NOTE: if you are not member of the project, you can try sshing as root, or using the console cookbook (wmcs.openstack.cloudvirt.vm_console).

dcaro@urcuchillay$ ssh tf-bastion.tofuinfratest.eqiad1.wikimedia.cloud
dcaro@tf-bastion$ sudo -i
root@tf-bastion:~# cd tf-infra-test/                                                           
root@tf-bastion:~/tf-infra-test# tofu apply -var datacenter=eqiad1
data.openstack_images_image_v2.debian: Reading...                                              
...
Do you want to perform these actions?
  OpenTofu will perform the actions described above.
  Only 'yes' will be accepted to approve.

  Enter a value: yes
...

If you know which resource failed, you can try also applying that specific resource like this:

root@tf-bastion:~/tf-infra-test# tofu apply -var datacenter=eqiad1 --target=openstack_db_instance_v1.postgresql

Common issues

Add here any new common issues you find.

Quota errors when creating the trove databases

There's several quotas attached to trove databases:

Project database quotas
Trove's regular quotas

It might be that you are hitting your own project's database quotas or torve is hitting it's own.

Quota usage and requests out of sync

It happened once that the quota that trove registers as 'requested' and the one it registers as 'used' get out of sync, it seems that the requests get lost somehow and it does not decrease the 'requested' counter.

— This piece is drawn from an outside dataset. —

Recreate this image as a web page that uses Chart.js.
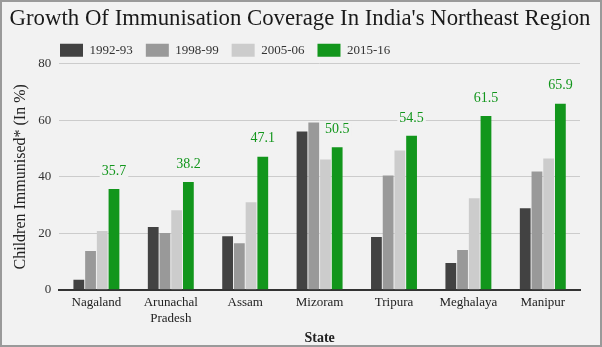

You'll see that as a regular quota error, to debug and fix see Portal:Cloud_VPS/Admin/Trove#Reserved_quota_does_not_go_down.

Rabbitmq issues

Sometimes restarting Rabbitmq fixes an issue where tofuinfratest fails to create Trove instances:

cloudcumin1001:~$ sudo cumin 'cloudrabbit*' 'systemctl restart rabbitmq-server'

Related information

tf-infra-test repo

Communication and support

Support and administration of the WMCS resources is provided by the Wikimedia Foundation Cloud Services team and Wikimedia movement volunteers. Please reach out with questions and join the conversation:

Discuss and receive general support

Chat in real time in the IRC channel #wikimedia-cloud ^connect or the bridged Telegram group
Discuss via email after you have subscribed to the cloud@ mailing list

Stay aware of critical changes and plans

Subscribe to the cloud-announce@ mailing list (all messages are also mirrored to the cloud@ list)
Read the News wiki page

Track work tasks and report bugs

Use a subproject of the #Cloud-Services Phabricator project to track confirmed bug reports and feature requests about the Cloud Services infrastructure itself

Read stories and WMCS blog posts

Read the Cloud Services Blog (for the broader Wikimedia movement, see the Wikimedia Technical Blog)

Old incidents

Add here any new tasks for incidents you might encounter.

phab:T341764